Inclusive design is often treated as a secondary concern or a niche requirement for small groups. However, when we look at the data, we see that inclusive design is actually the most efficient way to build a robust national infrastructure. By building systems that work for those with the lowest literacy levels, we create systems that are easier and faster for everyone to use. This is not just about social justice - it is about the structural efficiency of a modern state. A citizen who can independently apply for a permit using a voice interface is a citizen who does not need to take up the time of a government clerk or a social worker.

Why Current Approaches Fail

Most current efforts to improve digital inclusion focus on translation. Governments believe that if they translate their websites into ten or twenty local languages, they have solved the problem of accessibility. This approach is flawed because it ignores the reality of the literacy gap. A person who struggles to read their native language will not be helped by a digital form translated into that same language. The problem is not the language itself - it is the medium of text.

Furthermore, the design of modern websites is heavily reliant on a specific type of cognitive architecture. We use search bars that require correct spelling. We use navigation menus that require users to understand abstract categories. We use confirmation emails that require users to read and click on specific links. This text-heavy architecture creates a high cognitive load. For a user who is not comfortable with reading, every step in this process is a potential point of failure. When a user fails, they often give up, leading to a total loss of access to the service.
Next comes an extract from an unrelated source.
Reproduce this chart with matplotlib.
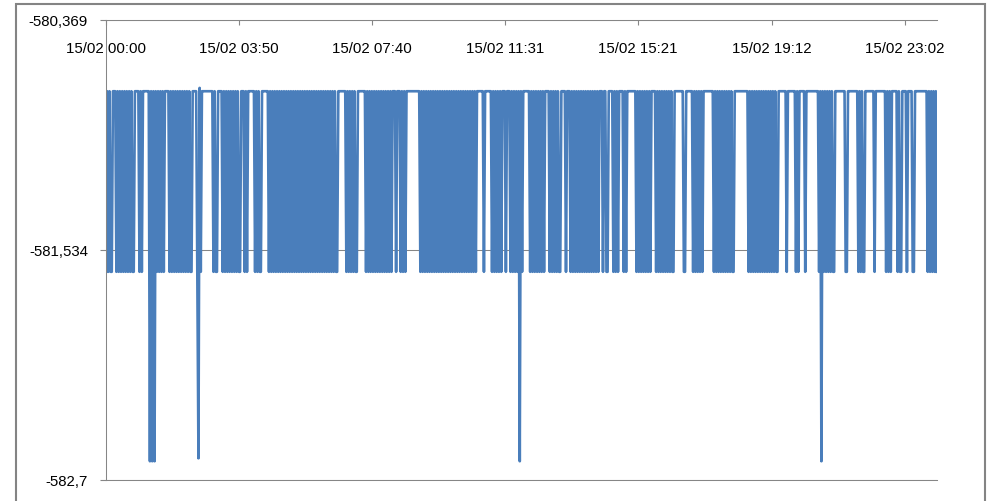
import numpy as np
import pandas as pd
import matplotlib
matplotlib.use("Agg")
import matplotlib.pyplot as plt
from matplotlib.patches import Rectangle

plt.rcParams["font.family"] = ["Liberation Sans", "DejaVu Sans"]
plt.rcParams["font.size"] = 10.8
plt.rcParams["path.simplify"] = False

# level of each code used in the signal rows below
level_values = {
    "1": -580.73,    # upper level
    "0": -581.645,   # lower level
    "2": -582.605,   # deep drops
    "3": -580.713,   # small overshoot
    "4": -582.59,
}

# one character per 2-minute sample, one row per 2 hours (15/02 00:00 -> 23:58)
signal_rows = [
    "010100" "111" "0101010101010100" "1111" "010" "111111" "21212" "10101010" "1111" "01010",
    "101010101010100" "1111" "0430" "1111111111" "0100" "1111" "0101010101010100" "111",
    "010" "111111" "010100" "111111" "0101010101" "0101010101" "0101010101" "010101010",
    "101010101010101010100" "1111111" "0101010100" "1111111" "010101010101010",
    "10101010" "111" "0" "111" "01010" "111111111111" "0101010101" "0101010101" "01010101",
    "010101010101010101010" "111111" "0" "111111" "010101010" "111" "0" "111" "0101010121",
    "0" "111111" "0101010101010" "1111" "0101010100" "1111" "0" "111" "010101010101010101",
    "0101010" "111" "0" "11" "00" "1111" "01010" "1111" "010" "11111111" "0101010101010" "1111" "0101",
    "010101010100" "11111111" "00" "111111" "010101010" "111111111" "01010101010101",
    "0100" "111111111111" "0101010101" "0101010101" "010100" "1111111" "0" "1111111" "010",
    "11111" "0" "11111111111" "01210101010100" "111111111" "00" "111111111" "010100" "111",
    "11111" "0" "111111111" "01010" "11111" "0100" "1111" "0" "1111" "00" "11111111111" "010101010",
]
assert all(len(r) == 60 for r in signal_rows), [len(r) for r in signal_rows]

x_tick_times = ["00:00", "03:50", "07:40", "11:31", "15:21", "19:12", "23:02"]
y_ticks = [-582.7, -581.534, -580.369]
y_tick_labels = ["-582,7", "-581,534", "-580,369"]

values = np.array([level_values[c] for c in "".join(signal_rows)])
times = pd.date_range("2015-02-15 00:00", periods=len(values), freq="2min")

gray = "#868686"
fig = plt.figure(figsize=(9.93, 5.02), dpi=100)
ax = fig.add_axes([106 / 993, 1 - 481 / 502, (937 - 106) / 993, (481 - 21) / 502])

ax.plot(times, values, color="#4a7ebb", lw=1.9)

ax.set_xlim(times[0], times[-1])
ax.set_ylim(-582.7, -580.369)

tick_pos = pd.to_datetime(["2015-02-15 " + t for t in x_tick_times])
ax.set_xticks(tick_pos)
ax.set_xticklabels(["15/02 " + t for t in x_tick_times])
ax.tick_params(axis="x", bottom=False, labelbottom=False, top=True, labeltop=True,
               direction="in", length=3.6, color=gray, pad=-25.5)

ax.set_yticks(y_ticks)
ax.set_yticklabels(y_tick_labels)
ax.tick_params(axis="y", direction="out", length=4.3, color=gray, pad=8.6)

ax.yaxis.grid(True, color=gray, lw=0.75)
ax.set_axisbelow(True)
ax.spines["right"].set_visible(False)
for side in ["left", "top", "bottom"]:
    ax.spines[side].set_color(gray)
    ax.spines[side].set_linewidth(0.75)

# chart border
fig.add_artist(Rectangle((16 / 993, -0.02), (985 - 16) / 993, 1.02 - 5 / 502,
                         transform=fig.transFigure, fill=False,
                         edgecolor="#848484", lw=1.5))

fig.savefig("out.png", dpi=100)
Another failure point is the reliance on automated translation tools that do not account for local dialects or oral traditions. Many communities around the world communicate through spoken dialects that do not have a standardized written form. When a government provides a service only in a standardized written language, it effectively silences these communities. This creates a disconnect between the state and the citizen, where the citizen feels that the digital infrastructure was not built for them. The current model prioritizes the needs of the system over the capabilities of the human being using it.

What Needs to Change

To bridge this gap, we must move toward a multimodal approach to user experience. This means designing interfaces where text is the secondary option, not the primary one. The most powerful tool at our disposal is the voice-first interface. With the advancement of natural language processing, we can now build systems that allow a citizen to simply talk to their government. Instead of filling out a twenty-page digital form, a citizen can have a guided conversation with an AI assistant that understands their intent, asks the necessary questions, and fills out the backend data automatically.

This shift requires a new commitment to visual grammar. We need to move away from abstract icons and move toward a universal visual language that uses clear, culturally relevant imagery to guide the user. Think of how a modern airport uses symbols to guide people of all languages and literacy levels to their gates. Government digital services should function in the same way. Every action - whether it is paying a bill or registering a birth - should be represented by a clear visual cue that does not rely on the user reading a label.

We must also embrace the concept of mediated interaction. In many parts of the world, people do not use digital services in isolation. They use them with the help of a community leader, a family member, or a local shopkeeper. Our digital infrastructure should be built to support this reality. This means creating secure ways for trusted intermediaries to assist others without compromising the security or privacy of the citizen. By recognizing that digital access is often a social process, we can design systems that are more resilient and more widely adopted.

Finally, we must prioritize the use of local dialects in our voice systems. This is not just about being polite - it is about accuracy. A voice system that only understands a formal, academic version of a language will fail to help the majority of the population. We need to invest in data sets that capture the way people actually speak in their daily lives. When a system understands a user's natural way of speaking, it builds trust and ensures that the information provided is accurate and useful.

Looking Ahead

In the next decade, the very idea of a website may become obsolete for the average citizen. We are moving toward a future where the interface is invisible. Instead of navigating a complex URL, citizens will interact with their environment through voice, gesture, and sight. This will lead to a massive increase in the reach of public services. We will see a world where a small-scale farmer can manage their land grants and access weather-based insurance through a simple verbal conversation with a mobile device. This is the true meaning of a digital society - one where technology adapts to the human, rather than forcing the human to adapt to the technology.

If we do not make this change, we risk creating a permanent underclass of digital outcasts. As more essential services - from banking to education - move online, the cost of being excluded will only grow. This exclusion will lead to social fragmentation and economic stagnation. However, if we act now to build inclusive, voice-led, and visually intuitive systems, we can unlock the potential of billions of people. The future of digital infrastructure is not found in more complex code, but in the return to our most basic human form of communication - the spoken word. By building services that listen and speak, we can finally ensure that no citizen is left behind simply because they cannot read the fine print.